— Begin RECORDS SHOWN —

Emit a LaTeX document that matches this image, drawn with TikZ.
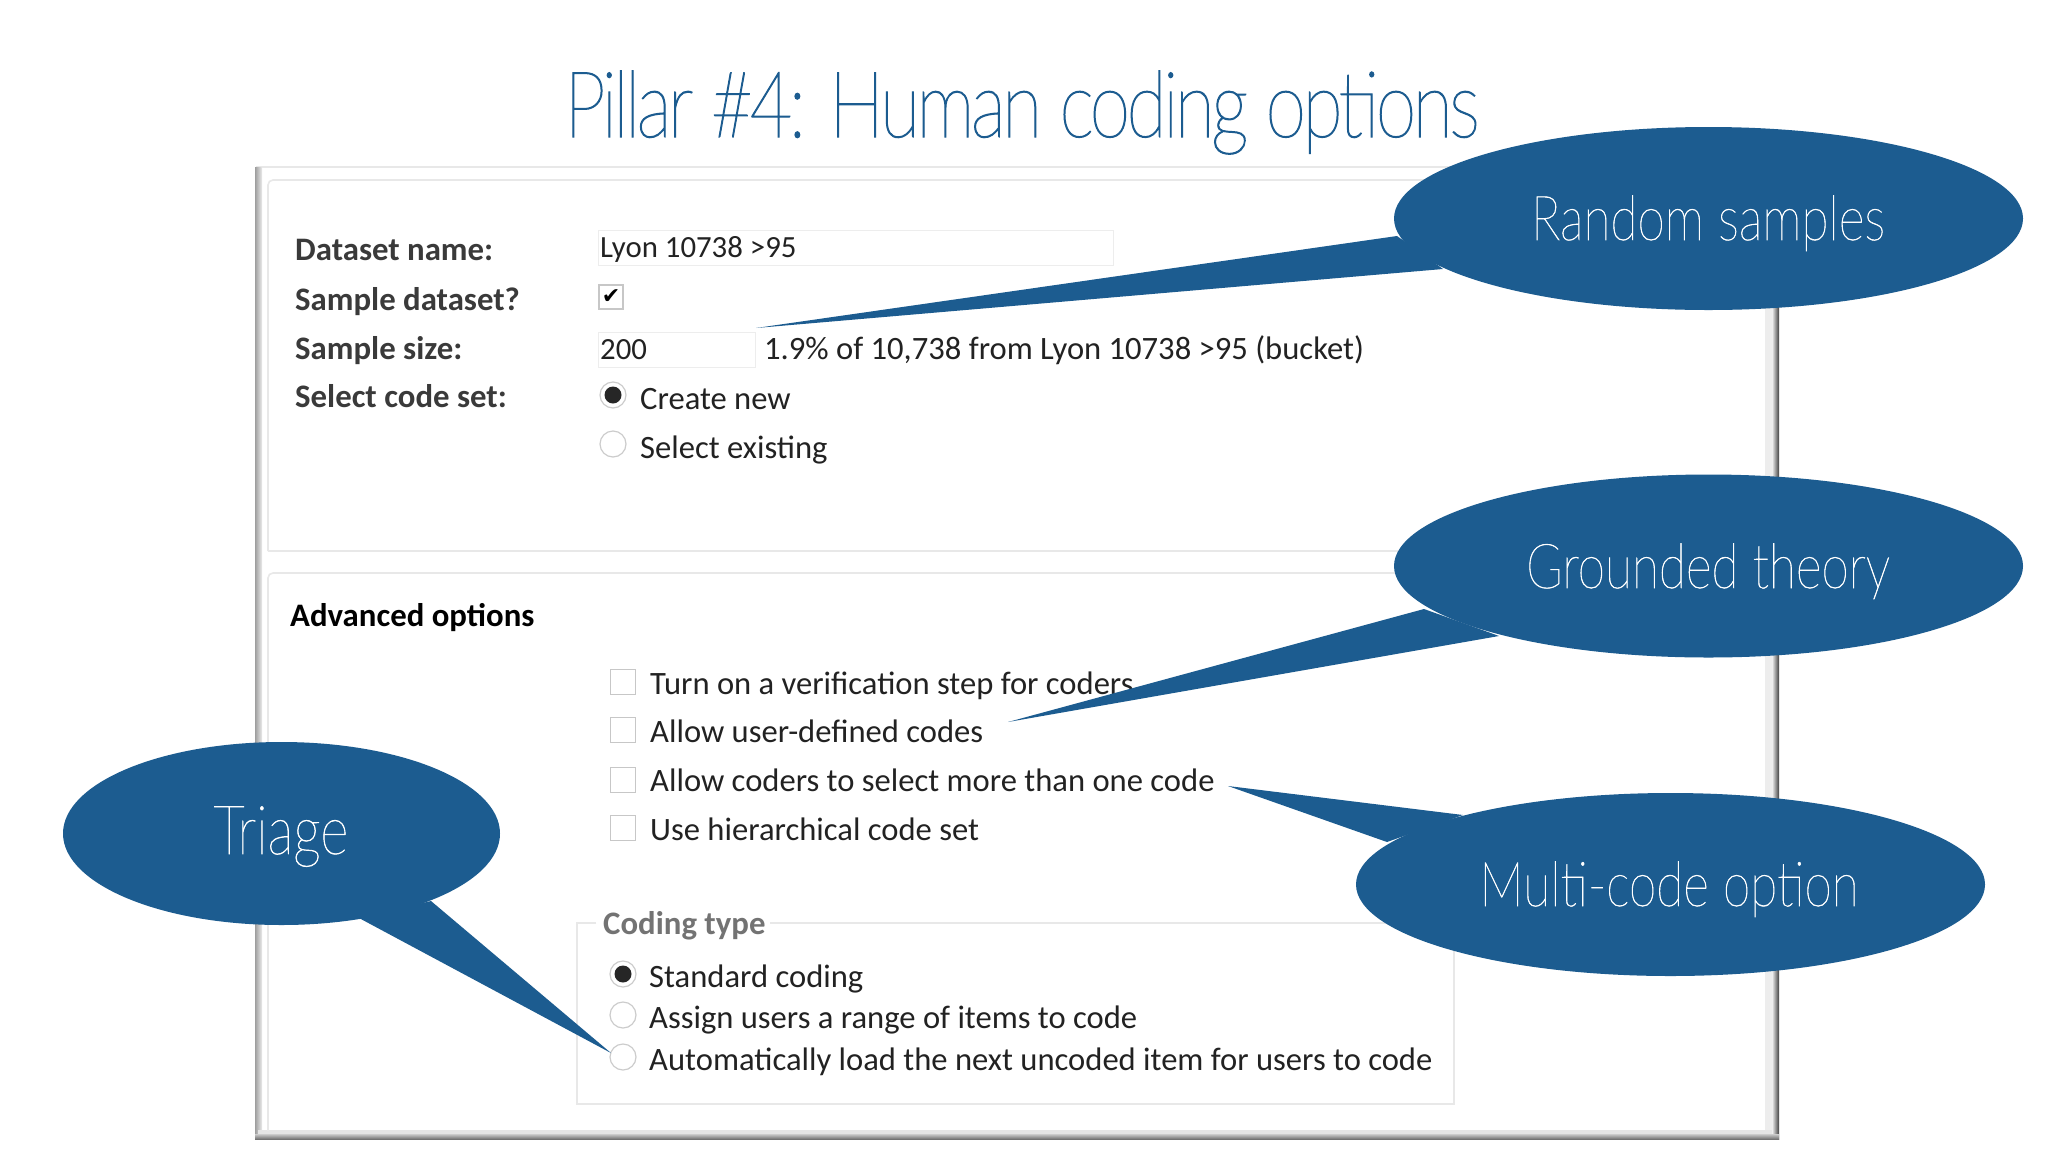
\documentclass[tikz,border=0pt]{standalone}
\usepackage{fontspec}
\usetikzlibrary{shapes.geometric}
\setmainfont{Carlito}
\newfontfamily\thinfont[FakeStretch=0.80,FakeBold=0.8]{Lato Thin}
\newfontfamily\titlefont[FakeStretch=0.80,LetterSpace=-3.9,FakeBold=1.2]{Lato Thin}
\definecolor{callblue}{HTML}{1C5C90}
\definecolor{titleblue}{HTML}{1C5C90}
\definecolor{uitext}{HTML}{222222}
\definecolor{uibold}{HTML}{3A3A3A}
\definecolor{uiline}{HTML}{E8E8E8}
\tikzset{
  x=1pt,y=-1pt,
  uilabel/.style={anchor=base west,inner sep=0pt,yshift=-0.5pt,font=\fontsize{32.6}{36}\selectfont,text=uitext},
  uifield/.style={uilabel,yshift=0.5pt,font=\fontsize{30.8}{36}\selectfont},
  uihead/.style={anchor=base west,inner sep=0pt,yshift=-0.5pt,font=\fontsize{32.8}{36}\selectfont\bfseries,text=uibold},
  callout/.style={ellipse,fill=callblue,draw=none,inner sep=0pt,minimum height=183pt},
  calltext/.style={anchor=base,inner sep=0pt,text=white,font=\thinfont\fontsize{62}{70}\selectfont},
  chk/.style={rectangle,draw=black!22,fill=white,line width=1.2pt,minimum size=25pt,inner sep=0pt},
  radio/.style={circle,draw=black!20,fill=white,line width=1.2pt,minimum size=26pt,inner sep=0pt},
  radioon/.style={radio,path picture={\fill[black!85] (path picture bounding box.center) circle (8.5pt);}},
  inbox/.style={rectangle,draw=black!7,line width=1pt,fill=white,inner sep=0pt,anchor=north west},
  panelbox/.style={draw=uiline,line width=1.6pt,rounded corners=5pt},
}
\begin{document}
\begin{tikzpicture}
\useasboundingbox (0,0) rectangle (2048,1152);
\fill[white] (0,0) rectangle (2048,1152);
% window frame
\draw[uiline,line width=2pt] (256,167) -- (1777,167);
\shade[left color=black!38,right color=black!8] (255,167) rectangle (262,1139);
\fill[black!7] (1765,167) rectangle (1772,1139);
\shade[left color=black!7,right color=black!75] (1772,167) rectangle (1779,1139);
\fill[black!10] (258,1130) rectangle (1772,1134);
\shade[top color=black!20,bottom color=black!55] (255,1134) rectangle (1779,1139);
% inner boxes
\draw[panelbox] (268,551) -- (268,180) -- (1766,180);
\draw[panelbox] (268,551) -- (1766,551);
\draw[panelbox] (268,1131) -- (268,573) -- (1766,573);
\draw[draw=uiline,line width=1.5pt] (596,923) -- (577,923) -- (577,1104) -- (1454,1104) -- (1454,923) -- (770,923);
% top form
\node[uihead] (dsn) at (295,260) {Dataset name:};
\node[uihead] (sds) at (295,310) {Sample dataset?};
\node[uihead] (ssz) at (295,359) {Sample size:};
\node[uihead] (scs) at (295,407) {Select code set:};
\node[inbox,minimum width=515pt,minimum height=35pt] (f1) at (598,230) {};
\node[uifield] (lyon) at (600,257) {Lyon 10738 >95};
\node[chk,minimum size=24pt] (c0) at (611,297) {};
\node[inner sep=0pt,font=\fontsize{22}{22}\selectfont] (c0m) at (611,297) {\fontspec{DejaVu Sans}\char"2714};
\node[inbox,minimum width=157pt,minimum height=35pt] (f2) at (598,332) {};
\node[uifield] (n200) at (600,359) {200};
\node[uilabel] (pct) at (764,359) {1.9\% of 10,738 from Lyon 10738 >95 (bucket)};
\node[radioon] (r1) at (613,395) {};
\node[uilabel] (r1t) at (640,409) {Create new};
\node[radio] (r2) at (613,444) {};
\node[uilabel] (r2t) at (640,458) {Select existing};
% advanced
\node[anchor=base west,inner sep=0pt,yshift=-0.5pt,font=\fontsize{32.8}{36}\selectfont\bfseries,text=black] (adv) at (290,626) {Advanced options};
\node[chk] (c1) at (623,682) {};
\node[chk] (c2) at (623,730) {};
\node[chk] (c3) at (623,780) {};
\node[chk] (c4) at (623,828) {};
\node[uilabel] (c1t) at (650,693.5) {Turn on a verification step for coders};
\node[uilabel] (c2t) at (650,742) {Allow user-defined codes};
\node[uilabel] (c3t) at (650,791) {Allow coders to select more than one code};
\node[uilabel] (c4t) at (650,840) {Use hierarchical code set};
\node[anchor=base west,inner sep=0pt,yshift=-0.5pt,font=\fontsize{32.8}{36}\selectfont\bfseries,text=black!55] (ct) at (603,934) {Coding type};
\node[radioon] (r3) at (623,974) {};
\node[radio] (r4) at (623,1015) {};
\node[radio] (r5) at (623,1057) {};
\node[uilabel] (r3t) at (649,987) {Standard coding};
\node[uilabel] (r4t) at (649,1028) {Assign users a range of items to code};
\node[uilabel] (r5t) at (649,1070) {Automatically load the next uncoded item for users to code};
% title
\node[anchor=base,inner sep=0pt,text=titleblue,font=\titlefont\fontsize{92}{96}\selectfont] (title) at (1022,137) {Pillar \#4: Human coding options};
% callouts
\coordinate (t1) at (756,328);
\coordinate (t2) at (1008,722);
\coordinate (t3) at (1228,786);
\coordinate (t4) at (611,1053);
\fill[callblue] (t1) -- (1397,236) -- (1443,269) -- cycle;
\fill[callblue] (t2) -- (1424,609) -- (1499,636) -- cycle;
\fill[callblue] (t3) -- (1387,842) -- (1463,815) -- cycle;
\fill[callblue] (t4) -- (431,901) -- (359,918) -- cycle;
\node[callout,minimum width=629pt] (e1) at (1708.5,218.5) {};
\node[callout,minimum width=629pt] (e2) at (1708.5,566) {};
\node[callout,minimum width=629pt] (e3) at (1670.5,884.5) {};
\node[callout,minimum width=437pt] (e4) at (281.5,833.5) {};
\node[calltext] (e1t) at (1708,240) {Random samples};
\node[calltext] (e2t) at (1708,588) {Grounded theory};
\node[calltext] (e3t) at (1669,906) {Multi-code option};
\node[calltext,font=\thinfont\fontsize{68}{70}\selectfont] (e4t) at (281,854) {Triage};
\end{tikzpicture}
\end{document}
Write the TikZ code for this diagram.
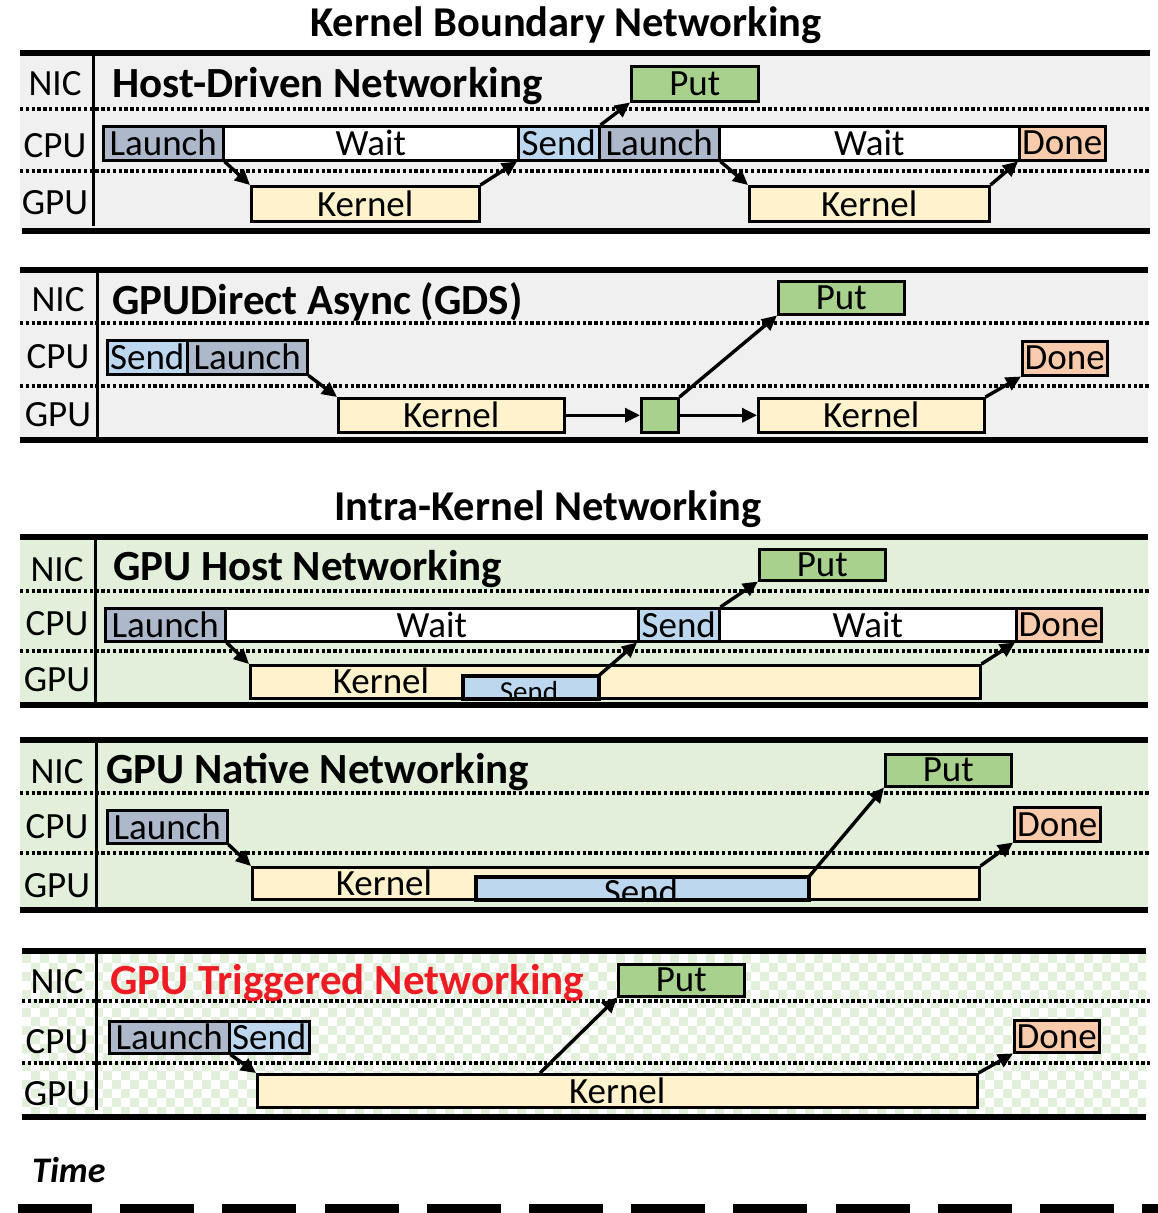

— End RECORDS SHOWN —

▸ AIM
Transcribe each line above verbatim, with the pictures left out.

▸ FULL ANSWER
Emit a LaTeX document that matches this image, drawn with TikZ.
\documentclass[tikz,border=0pt]{standalone}
\usepackage{fontspec}
\usetikzlibrary{shapes.geometric}
\setmainfont{Carlito}
\newfontfamily\thinfont[FakeStretch=0.80,FakeBold=0.8]{Lato Thin}
\newfontfamily\titlefont[FakeStretch=0.80,LetterSpace=-3.9,FakeBold=1.2]{Lato Thin}
\definecolor{callblue}{HTML}{1C5C90}
\definecolor{titleblue}{HTML}{1C5C90}
\definecolor{uitext}{HTML}{222222}
\definecolor{uibold}{HTML}{3A3A3A}
\definecolor{uiline}{HTML}{E8E8E8}
\tikzset{
  x=1pt,y=-1pt,
  uilabel/.style={anchor=base west,inner sep=0pt,yshift=-0.5pt,font=\fontsize{32.6}{36}\selectfont,text=uitext},
  uifield/.style={uilabel,yshift=0.5pt,font=\fontsize{30.8}{36}\selectfont},
  uihead/.style={anchor=base west,inner sep=0pt,yshift=-0.5pt,font=\fontsize{32.8}{36}\selectfont\bfseries,text=uibold},
  callout/.style={ellipse,fill=callblue,draw=none,inner sep=0pt,minimum height=183pt},
  calltext/.style={anchor=base,inner sep=0pt,text=white,font=\thinfont\fontsize{62}{70}\selectfont},
  chk/.style={rectangle,draw=black!22,fill=white,line width=1.2pt,minimum size=25pt,inner sep=0pt},
  radio/.style={circle,draw=black!20,fill=white,line width=1.2pt,minimum size=26pt,inner sep=0pt},
  radioon/.style={radio,path picture={\fill[black!85] (path picture bounding box.center) circle (8.5pt);}},
  inbox/.style={rectangle,draw=black!7,line width=1pt,fill=white,inner sep=0pt,anchor=north west},
  panelbox/.style={draw=uiline,line width=1.6pt,rounded corners=5pt},
}
\begin{document}
\begin{tikzpicture}
\useasboundingbox (0,0) rectangle (2048,1152);
\fill[white] (0,0) rectangle (2048,1152);
% window frame
\draw[uiline,line width=2pt] (256,167) -- (1777,167);
\shade[left color=black!38,right color=black!8] (255,167) rectangle (262,1139);
\fill[black!7] (1765,167) rectangle (1772,1139);
\shade[left color=black!7,right color=black!75] (1772,167) rectangle (1779,1139);
\fill[black!10] (258,1130) rectangle (1772,1134);
\shade[top color=black!20,bottom color=black!55] (255,1134) rectangle (1779,1139);
% inner boxes
\draw[panelbox] (268,551) -- (268,180) -- (1766,180);
\draw[panelbox] (268,551) -- (1766,551);
\draw[panelbox] (268,1131) -- (268,573) -- (1766,573);
\draw[draw=uiline,line width=1.5pt] (596,923) -- (577,923) -- (577,1104) -- (1454,1104) -- (1454,923) -- (770,923);
% top form
\node[uihead] (dsn) at (295,260) {Dataset name:};
\node[uihead] (sds) at (295,310) {Sample dataset?};
\node[uihead] (ssz) at (295,359) {Sample size:};
\node[uihead] (scs) at (295,407) {Select code set:};
\node[inbox,minimum width=515pt,minimum height=35pt] (f1) at (598,230) {};
\node[uifield] (lyon) at (600,257) {Lyon 10738 >95};
\node[chk,minimum size=24pt] (c0) at (611,297) {};
\node[inner sep=0pt,font=\fontsize{22}{22}\selectfont] (c0m) at (611,297) {\fontspec{DejaVu Sans}\char"2714};
\node[inbox,minimum width=157pt,minimum height=35pt] (f2) at (598,332) {};
\node[uifield] (n200) at (600,359) {200};
\node[uilabel] (pct) at (764,359) {1.9\% of 10,738 from Lyon 10738 >95 (bucket)};
\node[radioon] (r1) at (613,395) {};
\node[uilabel] (r1t) at (640,409) {Create new};
\node[radio] (r2) at (613,444) {};
\node[uilabel] (r2t) at (640,458) {Select existing};
% advanced
\node[anchor=base west,inner sep=0pt,yshift=-0.5pt,font=\fontsize{32.8}{36}\selectfont\bfseries,text=black] (adv) at (290,626) {Advanced options};
\node[chk] (c1) at (623,682) {};
\node[chk] (c2) at (623,730) {};
\node[chk] (c3) at (623,780) {};
\node[chk] (c4) at (623,828) {};
\node[uilabel] (c1t) at (650,693.5) {Turn on a verification step for coders};
\node[uilabel] (c2t) at (650,742) {Allow user-defined codes};
\node[uilabel] (c3t) at (650,791) {Allow coders to select more than one code};
\node[uilabel] (c4t) at (650,840) {Use hierarchical code set};
\node[anchor=base west,inner sep=0pt,yshift=-0.5pt,font=\fontsize{32.8}{36}\selectfont\bfseries,text=black!55] (ct) at (603,934) {Coding type};
\node[radioon] (r3) at (623,974) {};
\node[radio] (r4) at (623,1015) {};
\node[radio] (r5) at (623,1057) {};
\node[uilabel] (r3t) at (649,987) {Standard coding};
\node[uilabel] (r4t) at (649,1028) {Assign users a range of items to code};
\node[uilabel] (r5t) at (649,1070) {Automatically load the next uncoded item for users to code};
% title
\node[anchor=base,inner sep=0pt,text=titleblue,font=\titlefont\fontsize{92}{96}\selectfont] (title) at (1022,137) {Pillar \#4: Human coding options};
% callouts
\coordinate (t1) at (756,328);
\coordinate (t2) at (1008,722);
\coordinate (t3) at (1228,786);
\coordinate (t4) at (611,1053);
\fill[callblue] (t1) -- (1397,236) -- (1443,269) -- cycle;
\fill[callblue] (t2) -- (1424,609) -- (1499,636) -- cycle;
\fill[callblue] (t3) -- (1387,842) -- (1463,815) -- cycle;
\fill[callblue] (t4) -- (431,901) -- (359,918) -- cycle;
\node[callout,minimum width=629pt] (e1) at (1708.5,218.5) {};
\node[callout,minimum width=629pt] (e2) at (1708.5,566) {};
\node[callout,minimum width=629pt] (e3) at (1670.5,884.5) {};
\node[callout,minimum width=437pt] (e4) at (281.5,833.5) {};
\node[calltext] (e1t) at (1708,240) {Random samples};
\node[calltext] (e2t) at (1708,588) {Grounded theory};
\node[calltext] (e3t) at (1669,906) {Multi-code option};
\node[calltext,font=\thinfont\fontsize{68}{70}\selectfont] (e4t) at (281,854) {Triage};
\end{tikzpicture}
\end{document}
Write the TikZ code for this diagram.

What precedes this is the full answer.